──────── Source records
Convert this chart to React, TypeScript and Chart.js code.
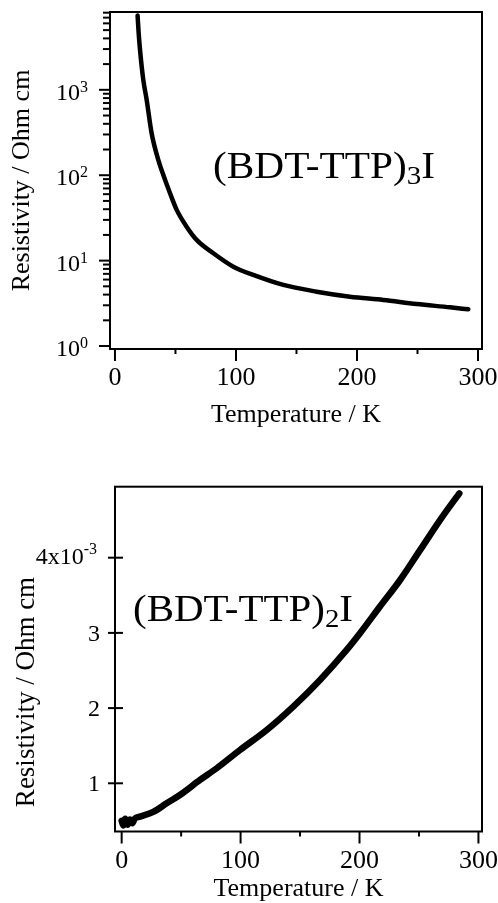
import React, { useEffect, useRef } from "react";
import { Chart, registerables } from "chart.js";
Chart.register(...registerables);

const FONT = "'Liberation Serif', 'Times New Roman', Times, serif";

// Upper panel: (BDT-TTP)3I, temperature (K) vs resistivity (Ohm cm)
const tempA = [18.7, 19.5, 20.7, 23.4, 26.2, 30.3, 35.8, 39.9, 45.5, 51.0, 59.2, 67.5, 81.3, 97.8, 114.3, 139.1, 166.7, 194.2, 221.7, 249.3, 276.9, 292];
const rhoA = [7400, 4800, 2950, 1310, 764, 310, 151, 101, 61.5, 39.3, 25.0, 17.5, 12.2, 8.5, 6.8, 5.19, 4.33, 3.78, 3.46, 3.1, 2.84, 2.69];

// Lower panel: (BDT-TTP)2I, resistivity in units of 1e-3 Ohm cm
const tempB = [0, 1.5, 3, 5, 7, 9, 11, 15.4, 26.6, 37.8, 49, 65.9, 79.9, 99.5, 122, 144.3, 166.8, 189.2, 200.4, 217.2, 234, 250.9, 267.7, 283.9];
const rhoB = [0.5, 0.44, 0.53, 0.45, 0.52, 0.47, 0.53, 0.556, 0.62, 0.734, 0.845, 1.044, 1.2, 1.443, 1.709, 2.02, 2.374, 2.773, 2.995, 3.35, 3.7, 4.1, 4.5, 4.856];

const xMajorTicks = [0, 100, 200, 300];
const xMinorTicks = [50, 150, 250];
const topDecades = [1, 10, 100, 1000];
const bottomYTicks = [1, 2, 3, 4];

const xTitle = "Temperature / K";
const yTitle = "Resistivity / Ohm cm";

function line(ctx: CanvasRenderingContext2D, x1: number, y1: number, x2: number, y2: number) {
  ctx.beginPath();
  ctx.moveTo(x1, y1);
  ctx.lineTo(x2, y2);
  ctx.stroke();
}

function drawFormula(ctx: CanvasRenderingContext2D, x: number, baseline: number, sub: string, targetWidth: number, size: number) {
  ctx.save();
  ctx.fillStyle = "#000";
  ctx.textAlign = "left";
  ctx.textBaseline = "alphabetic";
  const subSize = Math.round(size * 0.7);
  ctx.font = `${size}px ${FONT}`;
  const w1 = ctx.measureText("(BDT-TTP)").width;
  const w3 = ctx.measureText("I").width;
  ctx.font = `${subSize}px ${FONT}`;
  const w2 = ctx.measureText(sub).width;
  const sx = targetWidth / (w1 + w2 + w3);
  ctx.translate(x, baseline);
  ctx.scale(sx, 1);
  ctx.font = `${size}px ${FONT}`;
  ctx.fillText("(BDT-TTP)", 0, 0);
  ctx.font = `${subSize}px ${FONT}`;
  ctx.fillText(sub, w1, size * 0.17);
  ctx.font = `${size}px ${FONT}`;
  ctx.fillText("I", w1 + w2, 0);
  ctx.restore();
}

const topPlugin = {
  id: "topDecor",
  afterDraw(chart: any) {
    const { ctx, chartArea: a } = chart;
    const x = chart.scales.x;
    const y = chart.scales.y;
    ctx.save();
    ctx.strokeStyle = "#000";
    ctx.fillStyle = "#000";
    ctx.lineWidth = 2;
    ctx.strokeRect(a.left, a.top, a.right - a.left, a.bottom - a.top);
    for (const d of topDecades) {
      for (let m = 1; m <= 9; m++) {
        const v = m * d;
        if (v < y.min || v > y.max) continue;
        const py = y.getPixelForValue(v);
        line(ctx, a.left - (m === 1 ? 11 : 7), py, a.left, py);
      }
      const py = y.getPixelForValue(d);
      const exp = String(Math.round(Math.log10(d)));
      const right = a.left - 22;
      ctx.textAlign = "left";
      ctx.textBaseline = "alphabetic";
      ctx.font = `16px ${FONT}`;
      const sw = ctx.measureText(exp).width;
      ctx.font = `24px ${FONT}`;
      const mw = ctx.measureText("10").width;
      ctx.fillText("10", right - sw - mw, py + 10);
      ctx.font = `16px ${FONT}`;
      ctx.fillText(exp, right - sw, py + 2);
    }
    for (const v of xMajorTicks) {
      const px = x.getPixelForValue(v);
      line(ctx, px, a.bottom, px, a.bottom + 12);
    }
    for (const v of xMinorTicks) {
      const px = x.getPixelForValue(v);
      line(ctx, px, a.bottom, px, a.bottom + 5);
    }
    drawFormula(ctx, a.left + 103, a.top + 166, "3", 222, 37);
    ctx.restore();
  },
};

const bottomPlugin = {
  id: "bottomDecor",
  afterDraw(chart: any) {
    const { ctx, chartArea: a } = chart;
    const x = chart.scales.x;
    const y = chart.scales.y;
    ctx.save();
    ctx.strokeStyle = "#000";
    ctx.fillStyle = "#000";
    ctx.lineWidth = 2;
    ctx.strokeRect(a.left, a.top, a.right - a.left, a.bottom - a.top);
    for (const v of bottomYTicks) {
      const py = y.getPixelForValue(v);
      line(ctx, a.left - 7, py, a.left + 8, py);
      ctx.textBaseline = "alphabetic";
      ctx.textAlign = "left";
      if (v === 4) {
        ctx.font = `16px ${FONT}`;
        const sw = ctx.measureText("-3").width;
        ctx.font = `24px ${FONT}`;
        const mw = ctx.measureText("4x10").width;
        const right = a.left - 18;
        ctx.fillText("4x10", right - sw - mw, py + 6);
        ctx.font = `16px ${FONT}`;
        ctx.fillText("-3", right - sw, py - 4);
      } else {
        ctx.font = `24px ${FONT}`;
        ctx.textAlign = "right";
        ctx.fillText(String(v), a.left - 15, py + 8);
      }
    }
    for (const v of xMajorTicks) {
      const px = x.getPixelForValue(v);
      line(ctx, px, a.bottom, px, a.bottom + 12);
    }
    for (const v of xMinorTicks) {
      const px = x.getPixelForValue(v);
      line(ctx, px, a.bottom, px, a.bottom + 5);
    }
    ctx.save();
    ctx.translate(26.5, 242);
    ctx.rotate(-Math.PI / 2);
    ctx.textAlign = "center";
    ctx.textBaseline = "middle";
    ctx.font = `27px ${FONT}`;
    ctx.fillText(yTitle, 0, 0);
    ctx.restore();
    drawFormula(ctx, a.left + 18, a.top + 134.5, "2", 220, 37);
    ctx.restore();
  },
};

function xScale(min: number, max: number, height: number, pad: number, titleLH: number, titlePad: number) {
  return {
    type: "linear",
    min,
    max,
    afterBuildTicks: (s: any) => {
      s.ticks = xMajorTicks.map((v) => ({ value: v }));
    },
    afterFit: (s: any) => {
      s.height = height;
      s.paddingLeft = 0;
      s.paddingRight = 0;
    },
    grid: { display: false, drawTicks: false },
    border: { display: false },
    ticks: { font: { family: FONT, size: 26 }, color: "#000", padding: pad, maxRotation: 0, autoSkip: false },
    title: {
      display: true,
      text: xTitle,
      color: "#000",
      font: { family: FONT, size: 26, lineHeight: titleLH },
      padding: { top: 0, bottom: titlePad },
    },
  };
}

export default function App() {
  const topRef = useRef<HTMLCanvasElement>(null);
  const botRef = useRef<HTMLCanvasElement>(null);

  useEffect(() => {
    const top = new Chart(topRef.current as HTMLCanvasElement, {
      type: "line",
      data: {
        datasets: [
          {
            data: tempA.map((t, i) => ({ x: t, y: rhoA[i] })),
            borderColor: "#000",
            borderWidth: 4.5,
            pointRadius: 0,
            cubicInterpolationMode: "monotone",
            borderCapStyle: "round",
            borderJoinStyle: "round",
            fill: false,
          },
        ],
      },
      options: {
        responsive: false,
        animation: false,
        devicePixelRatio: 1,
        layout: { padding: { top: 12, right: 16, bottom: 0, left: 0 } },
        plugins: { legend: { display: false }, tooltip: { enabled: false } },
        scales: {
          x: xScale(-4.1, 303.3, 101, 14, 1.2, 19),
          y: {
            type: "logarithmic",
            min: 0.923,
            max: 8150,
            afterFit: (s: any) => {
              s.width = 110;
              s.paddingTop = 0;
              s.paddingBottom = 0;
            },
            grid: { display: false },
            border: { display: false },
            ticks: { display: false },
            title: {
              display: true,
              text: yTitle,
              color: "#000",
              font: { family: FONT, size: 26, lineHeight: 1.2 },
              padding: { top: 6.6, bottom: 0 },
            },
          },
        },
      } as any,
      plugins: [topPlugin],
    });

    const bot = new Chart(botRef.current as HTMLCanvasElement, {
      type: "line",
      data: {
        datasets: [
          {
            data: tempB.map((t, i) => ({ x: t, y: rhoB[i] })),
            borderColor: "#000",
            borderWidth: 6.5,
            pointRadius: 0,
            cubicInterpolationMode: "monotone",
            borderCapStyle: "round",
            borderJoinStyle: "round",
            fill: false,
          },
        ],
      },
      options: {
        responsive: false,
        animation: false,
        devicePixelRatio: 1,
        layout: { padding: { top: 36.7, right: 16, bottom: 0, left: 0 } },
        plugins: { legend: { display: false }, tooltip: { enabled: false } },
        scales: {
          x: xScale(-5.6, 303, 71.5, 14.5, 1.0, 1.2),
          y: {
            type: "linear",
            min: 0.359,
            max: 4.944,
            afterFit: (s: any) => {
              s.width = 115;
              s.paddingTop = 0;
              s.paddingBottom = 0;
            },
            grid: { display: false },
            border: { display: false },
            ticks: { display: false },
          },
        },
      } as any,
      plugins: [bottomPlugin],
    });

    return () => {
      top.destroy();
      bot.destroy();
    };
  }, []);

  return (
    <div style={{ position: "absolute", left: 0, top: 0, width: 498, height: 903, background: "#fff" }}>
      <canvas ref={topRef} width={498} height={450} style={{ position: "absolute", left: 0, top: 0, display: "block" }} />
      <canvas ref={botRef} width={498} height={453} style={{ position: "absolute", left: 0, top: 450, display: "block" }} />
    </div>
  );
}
────────────────
──────── Source records
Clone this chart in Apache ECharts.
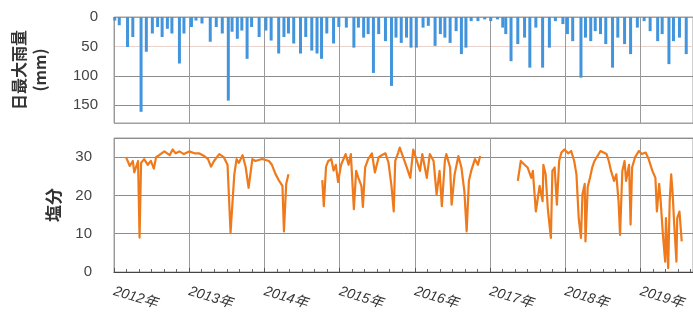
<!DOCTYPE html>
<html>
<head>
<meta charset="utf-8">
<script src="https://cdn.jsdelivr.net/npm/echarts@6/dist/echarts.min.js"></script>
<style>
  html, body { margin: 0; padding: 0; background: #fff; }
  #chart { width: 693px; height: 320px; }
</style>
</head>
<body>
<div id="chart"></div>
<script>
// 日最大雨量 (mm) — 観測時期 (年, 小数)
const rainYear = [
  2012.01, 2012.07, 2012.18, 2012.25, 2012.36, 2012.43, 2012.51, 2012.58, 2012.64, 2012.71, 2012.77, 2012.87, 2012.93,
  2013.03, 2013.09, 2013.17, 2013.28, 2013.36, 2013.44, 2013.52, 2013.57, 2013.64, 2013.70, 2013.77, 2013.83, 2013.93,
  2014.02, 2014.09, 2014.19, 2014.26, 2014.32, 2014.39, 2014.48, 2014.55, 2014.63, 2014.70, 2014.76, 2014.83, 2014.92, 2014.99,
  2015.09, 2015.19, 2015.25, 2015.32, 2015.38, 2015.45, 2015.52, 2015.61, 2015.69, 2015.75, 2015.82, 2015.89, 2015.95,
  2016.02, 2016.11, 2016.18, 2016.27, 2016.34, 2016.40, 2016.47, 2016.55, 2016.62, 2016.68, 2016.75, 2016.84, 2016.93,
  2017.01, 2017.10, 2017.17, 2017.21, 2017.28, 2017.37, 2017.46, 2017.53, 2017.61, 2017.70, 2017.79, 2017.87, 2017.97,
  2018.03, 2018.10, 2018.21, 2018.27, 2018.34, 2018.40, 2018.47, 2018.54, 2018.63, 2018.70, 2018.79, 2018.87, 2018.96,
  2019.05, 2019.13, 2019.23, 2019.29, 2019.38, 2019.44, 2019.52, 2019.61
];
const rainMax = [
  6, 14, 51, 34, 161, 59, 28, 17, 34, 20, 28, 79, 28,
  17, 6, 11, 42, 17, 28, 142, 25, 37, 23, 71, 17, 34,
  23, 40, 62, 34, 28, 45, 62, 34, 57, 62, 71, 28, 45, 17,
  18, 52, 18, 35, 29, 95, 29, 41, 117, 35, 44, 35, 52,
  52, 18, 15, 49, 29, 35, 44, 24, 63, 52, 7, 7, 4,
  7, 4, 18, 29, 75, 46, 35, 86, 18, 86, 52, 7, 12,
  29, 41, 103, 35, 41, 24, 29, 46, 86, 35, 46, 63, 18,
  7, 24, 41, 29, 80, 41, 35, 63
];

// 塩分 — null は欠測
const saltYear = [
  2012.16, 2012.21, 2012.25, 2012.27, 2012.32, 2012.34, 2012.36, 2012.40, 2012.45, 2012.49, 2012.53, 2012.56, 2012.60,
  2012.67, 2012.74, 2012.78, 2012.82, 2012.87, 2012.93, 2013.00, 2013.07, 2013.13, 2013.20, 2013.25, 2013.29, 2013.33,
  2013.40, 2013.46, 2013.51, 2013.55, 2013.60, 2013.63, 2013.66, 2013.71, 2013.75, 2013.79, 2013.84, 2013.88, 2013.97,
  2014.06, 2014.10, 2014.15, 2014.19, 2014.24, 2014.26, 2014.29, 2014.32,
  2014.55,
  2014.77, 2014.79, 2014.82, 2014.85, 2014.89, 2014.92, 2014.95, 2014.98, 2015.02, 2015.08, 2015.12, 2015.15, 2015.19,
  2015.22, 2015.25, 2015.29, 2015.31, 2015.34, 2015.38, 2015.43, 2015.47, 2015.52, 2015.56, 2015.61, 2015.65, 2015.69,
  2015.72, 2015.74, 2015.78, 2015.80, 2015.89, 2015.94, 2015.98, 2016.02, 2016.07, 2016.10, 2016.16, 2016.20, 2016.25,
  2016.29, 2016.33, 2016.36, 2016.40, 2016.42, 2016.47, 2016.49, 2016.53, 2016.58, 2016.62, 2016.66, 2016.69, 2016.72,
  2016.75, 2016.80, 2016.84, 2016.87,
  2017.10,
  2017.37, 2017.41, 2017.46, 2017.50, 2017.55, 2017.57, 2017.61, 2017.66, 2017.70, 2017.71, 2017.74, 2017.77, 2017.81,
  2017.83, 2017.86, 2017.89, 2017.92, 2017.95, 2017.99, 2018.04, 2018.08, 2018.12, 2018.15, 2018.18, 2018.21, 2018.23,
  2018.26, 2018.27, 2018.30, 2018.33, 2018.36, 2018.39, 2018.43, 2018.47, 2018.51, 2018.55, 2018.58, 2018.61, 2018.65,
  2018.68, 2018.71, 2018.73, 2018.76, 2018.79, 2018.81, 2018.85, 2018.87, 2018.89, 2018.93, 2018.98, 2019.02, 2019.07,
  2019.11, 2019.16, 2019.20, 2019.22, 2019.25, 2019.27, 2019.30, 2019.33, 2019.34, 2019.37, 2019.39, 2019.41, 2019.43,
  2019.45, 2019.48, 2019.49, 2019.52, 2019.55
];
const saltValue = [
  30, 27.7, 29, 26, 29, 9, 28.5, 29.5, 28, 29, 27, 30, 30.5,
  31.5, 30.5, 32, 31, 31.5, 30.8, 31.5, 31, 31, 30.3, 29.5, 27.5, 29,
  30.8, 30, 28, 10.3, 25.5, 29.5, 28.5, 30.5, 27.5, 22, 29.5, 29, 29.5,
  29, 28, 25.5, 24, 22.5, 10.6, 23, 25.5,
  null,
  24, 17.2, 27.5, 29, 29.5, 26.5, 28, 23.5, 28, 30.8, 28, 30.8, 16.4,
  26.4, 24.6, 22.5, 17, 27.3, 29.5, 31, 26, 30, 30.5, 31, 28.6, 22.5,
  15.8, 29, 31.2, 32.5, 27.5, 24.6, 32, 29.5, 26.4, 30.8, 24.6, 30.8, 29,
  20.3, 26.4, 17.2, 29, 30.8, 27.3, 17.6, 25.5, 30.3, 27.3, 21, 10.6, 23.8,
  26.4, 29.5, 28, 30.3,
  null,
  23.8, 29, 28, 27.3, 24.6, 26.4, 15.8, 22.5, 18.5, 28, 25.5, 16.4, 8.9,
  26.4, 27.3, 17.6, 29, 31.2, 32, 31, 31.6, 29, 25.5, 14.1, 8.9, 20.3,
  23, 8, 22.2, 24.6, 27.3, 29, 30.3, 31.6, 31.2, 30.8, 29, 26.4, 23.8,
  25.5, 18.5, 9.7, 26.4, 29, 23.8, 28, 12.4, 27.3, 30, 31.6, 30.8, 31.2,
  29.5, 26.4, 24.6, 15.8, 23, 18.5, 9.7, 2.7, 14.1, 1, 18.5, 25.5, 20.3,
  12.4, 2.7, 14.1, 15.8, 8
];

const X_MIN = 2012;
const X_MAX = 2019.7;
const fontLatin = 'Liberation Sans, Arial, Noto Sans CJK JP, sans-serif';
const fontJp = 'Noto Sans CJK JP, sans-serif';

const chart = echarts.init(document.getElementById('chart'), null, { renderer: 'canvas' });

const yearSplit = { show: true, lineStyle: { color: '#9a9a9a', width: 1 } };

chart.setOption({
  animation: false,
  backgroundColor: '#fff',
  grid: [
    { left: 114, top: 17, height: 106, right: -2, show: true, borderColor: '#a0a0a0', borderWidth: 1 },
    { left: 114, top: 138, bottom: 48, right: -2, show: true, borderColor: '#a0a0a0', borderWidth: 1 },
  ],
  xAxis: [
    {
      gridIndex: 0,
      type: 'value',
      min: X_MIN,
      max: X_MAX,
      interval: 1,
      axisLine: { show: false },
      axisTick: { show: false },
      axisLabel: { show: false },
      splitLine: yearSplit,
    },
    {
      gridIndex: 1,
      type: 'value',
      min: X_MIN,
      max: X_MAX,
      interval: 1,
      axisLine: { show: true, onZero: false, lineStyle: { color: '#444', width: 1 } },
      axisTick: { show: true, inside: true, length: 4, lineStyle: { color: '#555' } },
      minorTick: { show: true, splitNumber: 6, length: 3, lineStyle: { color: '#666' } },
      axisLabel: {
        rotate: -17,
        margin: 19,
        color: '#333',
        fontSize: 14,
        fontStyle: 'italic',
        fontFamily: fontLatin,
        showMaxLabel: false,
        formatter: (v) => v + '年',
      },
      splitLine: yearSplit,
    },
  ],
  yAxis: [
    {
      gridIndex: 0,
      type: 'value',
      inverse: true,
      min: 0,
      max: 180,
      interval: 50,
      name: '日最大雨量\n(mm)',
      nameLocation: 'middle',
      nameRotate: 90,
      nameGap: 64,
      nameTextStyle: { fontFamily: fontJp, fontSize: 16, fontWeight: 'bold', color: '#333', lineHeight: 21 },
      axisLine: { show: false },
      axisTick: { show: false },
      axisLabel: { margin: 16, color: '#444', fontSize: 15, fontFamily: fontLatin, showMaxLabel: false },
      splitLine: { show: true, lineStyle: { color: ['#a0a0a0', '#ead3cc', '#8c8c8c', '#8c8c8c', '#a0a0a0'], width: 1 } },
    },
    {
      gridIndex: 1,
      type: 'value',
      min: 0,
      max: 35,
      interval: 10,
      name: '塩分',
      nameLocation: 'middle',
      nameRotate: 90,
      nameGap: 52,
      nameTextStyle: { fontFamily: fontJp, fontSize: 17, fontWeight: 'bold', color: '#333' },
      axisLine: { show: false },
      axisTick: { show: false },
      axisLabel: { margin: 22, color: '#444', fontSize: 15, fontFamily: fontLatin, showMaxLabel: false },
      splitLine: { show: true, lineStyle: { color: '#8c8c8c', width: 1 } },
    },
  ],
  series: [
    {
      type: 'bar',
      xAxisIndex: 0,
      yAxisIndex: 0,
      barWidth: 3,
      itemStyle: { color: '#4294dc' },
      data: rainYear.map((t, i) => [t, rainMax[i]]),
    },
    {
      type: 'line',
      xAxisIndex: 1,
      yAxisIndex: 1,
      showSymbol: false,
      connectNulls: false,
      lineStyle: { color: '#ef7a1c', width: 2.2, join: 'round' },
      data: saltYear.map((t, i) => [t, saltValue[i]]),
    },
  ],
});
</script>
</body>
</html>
────────────────
▶ **Stated goal**: Repeat only the lines from the one holding "Convert this chart" to the one holding "const bottomYTicks = [1, 2, 3, 4];", both ends included, and drop the images.

▶ **Result**:
Convert this chart to React, TypeScript and Chart.js code.
import React, { useEffect, useRef } from "react";
import { Chart, registerables } from "chart.js";
Chart.register(...registerables);

const FONT = "'Liberation Serif', 'Times New Roman', Times, serif";

// Upper panel: (BDT-TTP)3I, temperature (K) vs resistivity (Ohm cm)
const tempA = [18.7, 19.5, 20.7, 23.4, 26.2, 30.3, 35.8, 39.9, 45.5, 51.0, 59.2, 67.5, 81.3, 97.8, 114.3, 139.1, 166.7, 194.2, 221.7, 249.3, 276.9, 292];
const rhoA = [7400, 4800, 2950, 1310, 764, 310, 151, 101, 61.5, 39.3, 25.0, 17.5, 12.2, 8.5, 6.8, 5.19, 4.33, 3.78, 3.46, 3.1, 2.84, 2.69];

// Lower panel: (BDT-TTP)2I, resistivity in units of 1e-3 Ohm cm
const tempB = [0, 1.5, 3, 5, 7, 9, 11, 15.4, 26.6, 37.8, 49, 65.9, 79.9, 99.5, 122, 144.3, 166.8, 189.2, 200.4, 217.2, 234, 250.9, 267.7, 283.9];
const rhoB = [0.5, 0.44, 0.53, 0.45, 0.52, 0.47, 0.53, 0.556, 0.62, 0.734, 0.845, 1.044, 1.2, 1.443, 1.709, 2.02, 2.374, 2.773, 2.995, 3.35, 3.7, 4.1, 4.5, 4.856];

const xMajorTicks = [0, 100, 200, 300];
const xMinorTicks = [50, 150, 250];
const topDecades = [1, 10, 100, 1000];
const bottomYTicks = [1, 2, 3, 4];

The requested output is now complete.